Whiteness has become the standard by which we live in America, and that makes it incredibly difficult to live a "non-white" life.  Tatum categorizes white persons in the following manner: active bigots, passive bigots, and active anti-racists.  I believe that in the world in which we not live it is quite necessary that more and more individuals become active anti-racists: and for the persons of color shouting "amen" I must say that this applies to us too.  The days of sitting around complaining about the problem and playing the blame game are over! As long as we live in a world that accepts whiteness as the standard there will be work to do, and we have years and years of incorrect thinking to deconstruct.

Looking at racism as a systematic problem helps us to better name the demon with which we are struggling.  For much of my life, racism has been a demon that has been named among individuals and specific organizations.

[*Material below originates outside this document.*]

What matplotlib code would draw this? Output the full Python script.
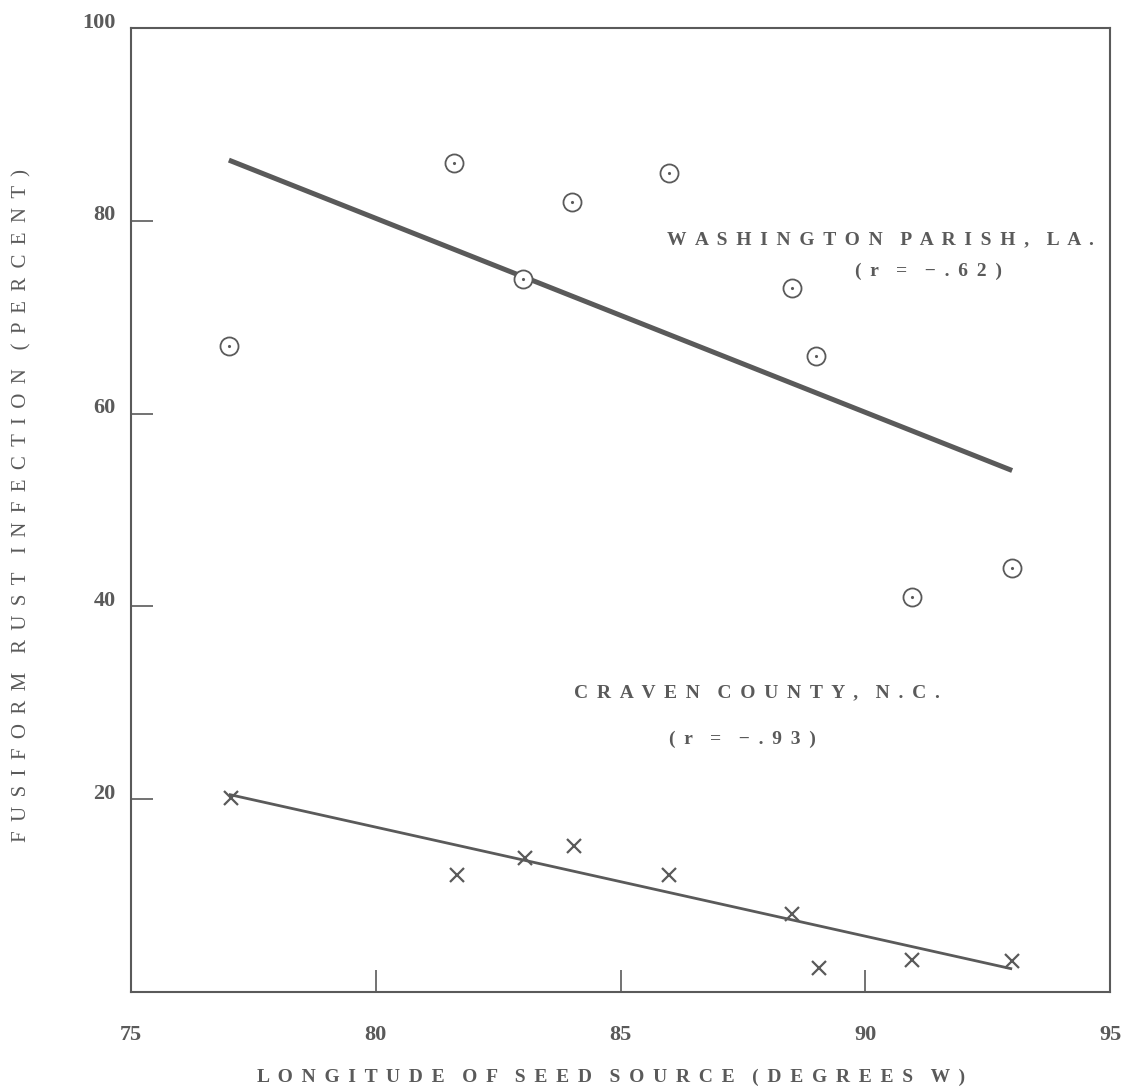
import matplotlib
matplotlib.use('Agg')
import matplotlib.pyplot as plt
from matplotlib.transforms import ScaledTranslation

# dados
longitude_wash = [77.0, 81.6, 83.0, 84.0, 86.0, 88.5, 89.0, 90.95, 93.0]
infeccao_wash = [67, 86, 74, 82, 85, 73, 66, 41, 44]
reta_wash_x = [77.0, 93.0]
reta_wash_y = [86.3, 54.1]

longitude_craven = [77.05, 81.65, 83.05, 84.05, 86.0, 88.5, 89.05, 90.95, 93.0]
infeccao_craven = [20.1, 12.1, 13.9, 15.1, 12.1, 8.1, 2.5, 3.3, 3.2]
reta_craven_x = [77.0, 93.0]
reta_craven_y = [20.5, 2.4]

x_ticks = [75, 80, 85, 90, 95]
y_ticks = [20, 40, 60, 80, 100]

COR = '#5a5a5a'
FONTE = ['Liberation Serif', 'DejaVu Serif']


def espacar(texto, sep=' \u2009'):
    # espaco largo entre letras, como no original datilografado
    return (sep * 2).join(sep.join(p) for p in texto.split(' '))


fig = plt.figure(figsize=(11.32, 10.91), dpi=100)
ax = fig.add_axes([0.1157, 0.0907, 0.8649, 0.8836])

ax.plot(reta_wash_x, reta_wash_y, color=COR, lw=3.6, solid_capstyle='butt')
ax.plot(reta_craven_x, reta_craven_y, color=COR, lw=2.0, solid_capstyle='butt')

ax.plot(longitude_wash, infeccao_wash, 'o', ms=13, mfc='white', mec=COR, mew=1.3)
ax.plot(longitude_wash, infeccao_wash, '.', ms=2.5, color=COR)
ax.plot(longitude_craven, infeccao_craven, 'x', ms=10, mec=COR, mew=1.6)

ax.set_xlim(75, 95)
ax.set_ylim(0, 100)
ax.set_xticks(x_ticks)
ax.set_yticks(y_ticks)
ax.set_xticklabels([str(v) for v in x_ticks])
ax.set_yticklabels([str(v) for v in y_ticks])
ax.tick_params(direction='in', length=16, width=1.2, color=COR, labelcolor=COR,
               labelsize=16)
ax.tick_params(axis='y', pad=11)
ax.tick_params(axis='x', pad=24)
for lab in ax.get_xticklabels() + ax.get_yticklabels():
    lab.set_fontfamily(FONTE)
    lab.set_fontweight('bold')
# rotulos do eixo y ficam um pouco acima do traco
for lab in ax.get_yticklabels():
    lab.set_transform(lab.get_transform() + ScaledTranslation(0, 0.08, fig.dpi_scale_trans))
for s in ax.spines.values():
    s.set_color(COR)
    s.set_linewidth(1.5)

fig.text(611 / 1132, 1 - 1077 / 1091, espacar('LONGITUDE OF SEED SOURCE (DEGREES W)'),
         fontsize=14, fontfamily=FONTE, fontweight='bold', color=COR,
         ha='center', va='center')
fig.text(22 / 1132, 1 - 505 / 1091, espacar('FUSIFORM RUST INFECTION (PERCENT)'),
         fontsize=15, fontfamily=FONTE, color=COR, rotation=90,
         ha='center', va='center')

ax.text(90.3, 78.0, espacar('WASHINGTON PARISH, LA.'), fontsize=14, fontfamily=FONTE,
        fontweight='bold', color=COR, ha='center', va='center')
ax.text(91.3, 74.8, espacar('(r = \u2212.62)'), fontsize=14, fontfamily=FONTE,
        fontweight='bold', color=COR, ha='center', va='center')
ax.text(87.78, 31.1, espacar('CRAVEN COUNTY, N.C.'), fontsize=14, fontfamily=FONTE,
        fontweight='bold', color=COR, ha='center', va='center')
ax.text(87.5, 26.2, espacar('(r = \u2212.93)'), fontsize=14, fontfamily=FONTE,
        fontweight='bold', color=COR, ha='center', va='center')

fig.savefig('out.png', dpi=100, facecolor='white')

However, acknowledging racism as a system helps us get past some of the finger-pointing and name-calling that prevents us from really accomplishing anything together (Disclaimer: Yes, I do still believe that finger pointing and name calling may be necessary in some extreme cases).  One of the things I have taken for granted in years past is my own history!  My knowledge of my people's history has been limited to the big names that actually make the history books.  

We live in a society where it is incredibly difficult to find positive reflections of ourselves (persons of color) within the curriculum we are taught and the programming that we are given.  My primary and secondary educators taught me from text books that did not spend that much time with the history of black people in America.  I am a product of a society that seems to want to do everything in its power to forget the injustices of the past and forever erase the consequences that past has on our present.  However, ignorance is no longer an excuse!  Just as white persons must be actively anti-racist, persons of color must do that same and actively educate ourselves and others concerning our past and our present.  Far away are the days where we can allow fear and resentment to fuel our lives and interactions with one another.  We must re-learn what it means to be human while embracing our pasts, living in the present, and hoping for a better future.

Those that do not know their pasts are bound to repeat it.  Look around folks!  Can you see the cycle repeating itself?